言谨也是这时候才知道周其野又出差去了。
或许因为庄明亮说话的语气多少沾着那么点阴阳怪气,以及用词,“走之前”,“交代的”,听起来竟有种临终托孤的感觉。
她打断自己的胡思乱想,好想自证清白,说我绝对没有越级告状,但这种话讲出来又好像太刻意了,有点越抹越黑的意思。
“你有驾照没有啊?”庄明亮一边开车一边问。
言谨老实回答:“大学里考了,就是没怎么开过。”
庄明亮想当年:“我实习那会儿,律所都是优先招有驾照的,要给师父开车,一早就得在师父家门口等着接,晚上不管多晚都得给师父送回去。”

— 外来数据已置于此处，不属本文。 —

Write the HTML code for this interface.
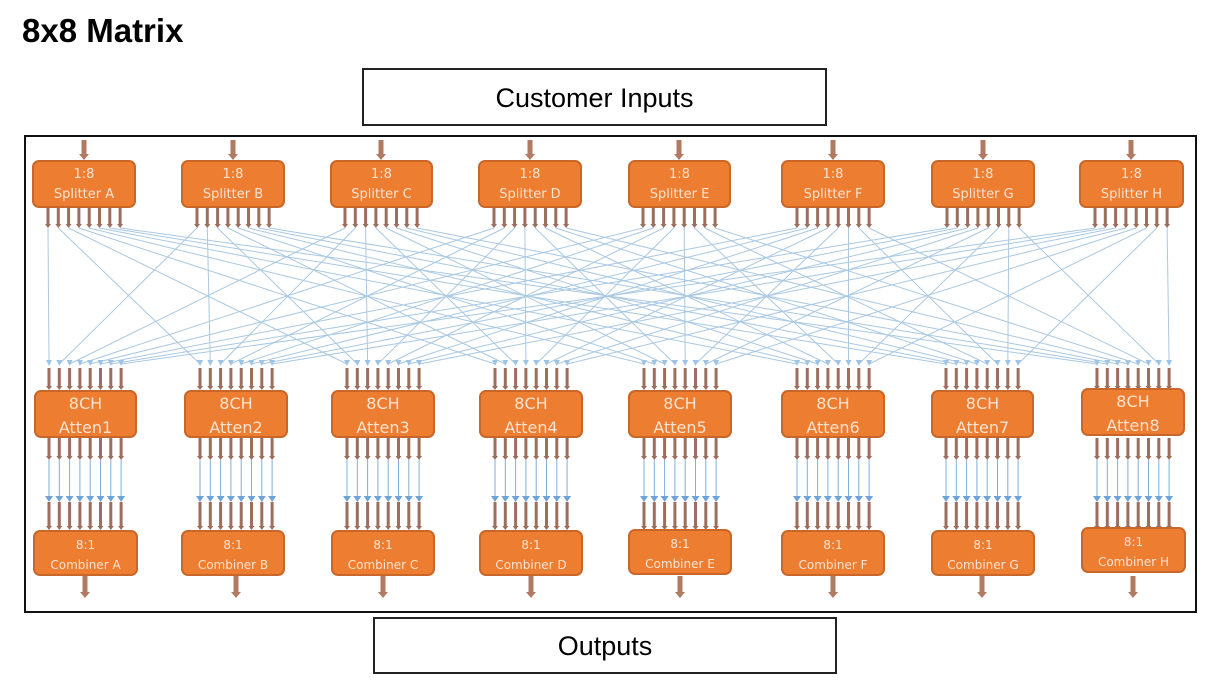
<!DOCTYPE html>
<html><head><meta charset="utf-8"><style>
body{margin:0;width:1207px;height:684px;background:#fff;position:relative;overflow:hidden;font-family:"Liberation Sans",sans-serif}
.t{position:absolute;left:22px;top:12px;font-weight:bold;font-size:33px;color:#000}
.bx{position:absolute;border:2px solid #222;background:#fff;font-size:27px;text-align:center;box-sizing:border-box}
.frame{position:absolute;left:24px;top:135px;width:1173px;height:478px;border:2px solid #111;box-sizing:border-box}
.o{position:absolute;background:#ED7D31;border:2px solid #C9662A;border-radius:7px;box-sizing:border-box;color:#FBE3D0;text-align:center;font-family:"DejaVu Sans","Liberation Sans",sans-serif}
.s{font-size:13px;line-height:20px;padding-top:3px}
.a{font-size:16px;line-height:24px}
.c{font-size:12px;line-height:20px;padding-top:3px}
svg{position:absolute;left:0;top:0}
</style></head><body>
<div class="t">8x8 Matrix</div>
<div class="bx" style="left:362px;top:68px;width:465px;height:58px;line-height:56px">Customer Inputs</div>
<div class="bx" style="left:373px;top:617px;width:464px;height:57px;line-height:55px">Outputs</div>
<div class="frame"></div>
<svg id="g" width="1207" height="684"></svg>
<div id="boxes">
<div class="o s" style="left:32px;top:160px;width:104px;height:48px">1:8<br>Splitter A</div>
<div class="o s" style="left:181px;top:160px;width:104px;height:48px">1:8<br>Splitter B</div>
<div class="o s" style="left:330px;top:160px;width:103px;height:48px">1:8<br>Splitter C</div>
<div class="o s" style="left:478px;top:160px;width:104px;height:48px">1:8<br>Splitter D</div>
<div class="o s" style="left:628px;top:160px;width:103px;height:48px">1:8<br>Splitter E</div>
<div class="o s" style="left:781px;top:160px;width:104px;height:48px">1:8<br>Splitter F</div>
<div class="o s" style="left:931px;top:160px;width:104px;height:48px">1:8<br>Splitter G</div>
<div class="o s" style="left:1079px;top:160px;width:105px;height:48px">1:8<br>Splitter H</div>
<div class="o a" style="left:34px;top:390px;width:103px;height:48px">8CH<br>Atten1</div>
<div class="o a" style="left:184px;top:390px;width:104px;height:48px">8CH<br>Atten2</div>
<div class="o a" style="left:331px;top:390px;width:104px;height:48px">8CH<br>Atten3</div>
<div class="o a" style="left:479px;top:390px;width:104px;height:48px">8CH<br>Atten4</div>
<div class="o a" style="left:628px;top:390px;width:104px;height:48px">8CH<br>Atten5</div>
<div class="o a" style="left:781px;top:390px;width:104px;height:48px">8CH<br>Atten6</div>
<div class="o a" style="left:931px;top:390px;width:103px;height:48px">8CH<br>Atten7</div>
<div class="o a" style="left:1081px;top:388px;width:104px;height:48px">8CH<br>Atten8</div>
<div class="o c" style="left:33px;top:530px;width:105px;height:46px">8:1<br>Combiner A</div>
<div class="o c" style="left:181px;top:530px;width:104px;height:46px">8:1<br>Combiner B</div>
<div class="o c" style="left:331px;top:530px;width:104px;height:46px">8:1<br>Combiner C</div>
<div class="o c" style="left:479px;top:530px;width:104px;height:46px">8:1<br>Combiner D</div>
<div class="o c" style="left:628px;top:529px;width:104px;height:46px">8:1<br>Combiner E</div>
<div class="o c" style="left:781px;top:530px;width:104px;height:46px">8:1<br>Combiner F</div>
<div class="o c" style="left:931px;top:530px;width:104px;height:46px">8:1<br>Combiner G</div>
<div class="o c" style="left:1081px;top:527px;width:105px;height:46px">8:1<br>Combiner H</div>
</div>
<script>
var sx=[84,233,381,530,679,833,983,1131], ax=[85,236,383,531,680,833,982,1133];
var s='';
function brown(x,y1,y2){s+='<line x1="'+x+'" y1="'+y1+'" x2="'+x+'" y2="'+(y2-3)+'" stroke="#9C6E5E" stroke-width="3"/><polygon points="'+(x-3)+','+(y2-4)+' '+(x+3)+','+(y2-4)+' '+x+','+y2+'" fill="#9C6E5E"/>';}
function big(x,y1,y2){s+='<line x1="'+x+'" y1="'+y1+'" x2="'+x+'" y2="'+(y2-5)+'" stroke="#B07A63" stroke-width="5"/><polygon points="'+(x-5)+','+(y2-6)+' '+(x+5)+','+(y2-6)+' '+x+','+y2+'" fill="#B07A63"/>';}
function off(j){return -36+j*10.3;}
for(var i=0;i<8;i++)for(var j=0;j<8;j++){
 var x1=sx[i]+off(j), x2=ax[j]+off(i);
 s+='<line x1="'+x1+'" y1="228" x2="'+x2+'" y2="364" stroke="#A9C8E2" stroke-width="1"/>';
 s+='<polygon points="'+(x2-3)+',360 '+(x2+3)+',360 '+x2+',366" fill="#9DC3E6"/>';
}
for(var i=0;i<8;i++){
 big(sx[i],140,160); big(ax[i],576,598);
 for(var j=0;j<8;j++){
  var xs=sx[i]+off(j), xa=ax[i]+off(j);
  brown(xs,208,228);
  brown(xa,368,390);
  brown(xa,438,460);
  s+='<line x1="'+xa+'" y1="460" x2="'+xa+'" y2="498" stroke="#7FAEDC" stroke-width="1"/><polygon points="'+(xa-4)+',496 '+(xa+4)+',496 '+xa+',502" fill="#6FA3D8"/>';
  brown(xa,502,530);
 }
}
document.getElementById('g').innerHTML=s;
</script>
</body></html>
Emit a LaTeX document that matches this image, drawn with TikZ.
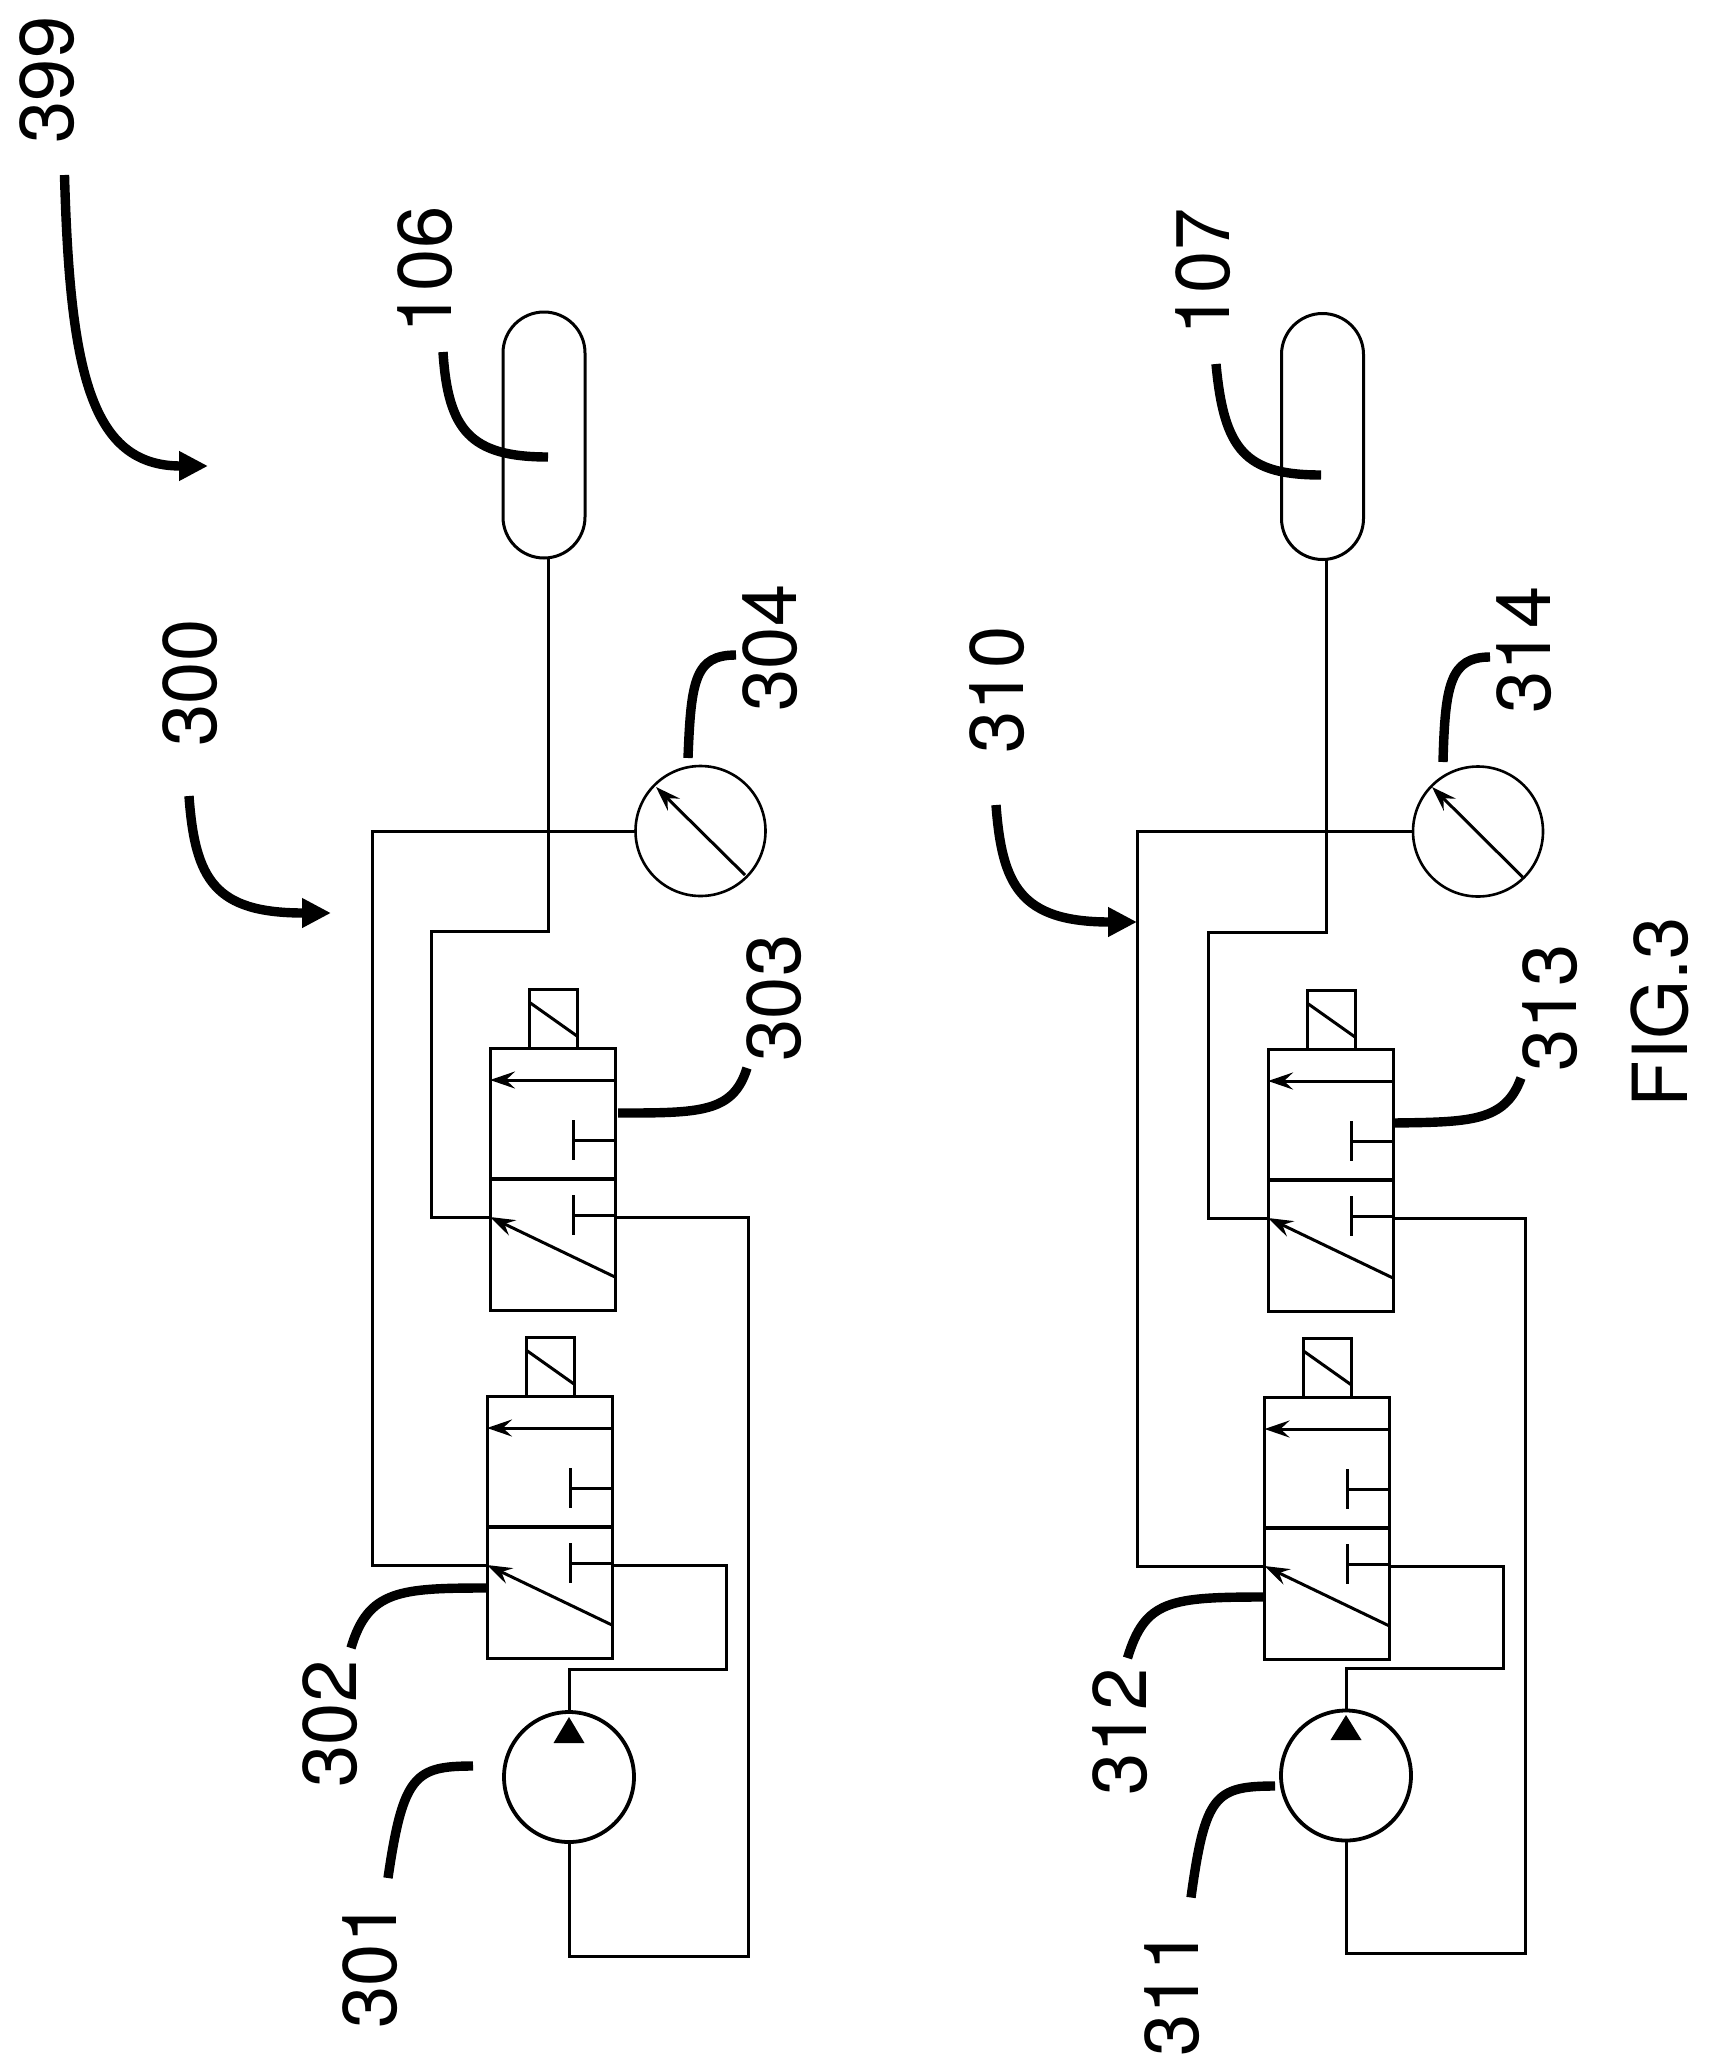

言谨自觉地说:“庄律师,那要不我来,我驾照带着呢……”
庄明亮看她一眼,嫌弃道:“还是别了吧,本本族。”
言谨不知再怎么说,不禁想起毕可欣跟的那位,最喜欢想当年,说你们现在 2000 包月已经很好了,原来自己遇到的这个也有差不多的话术。
路上四小时,中午到达东阳,车拐进一家酒店的地下车库。
庄明亮关照:“一会儿饭桌上要是让你喝酒,你就说要替我开车,而且酒精过敏,一点都不能碰,一碰进医院那种,知道吗?这头一开就没完没了的了。”
言谨听话点头,忽然有点感动,庄律师还怪照顾她的。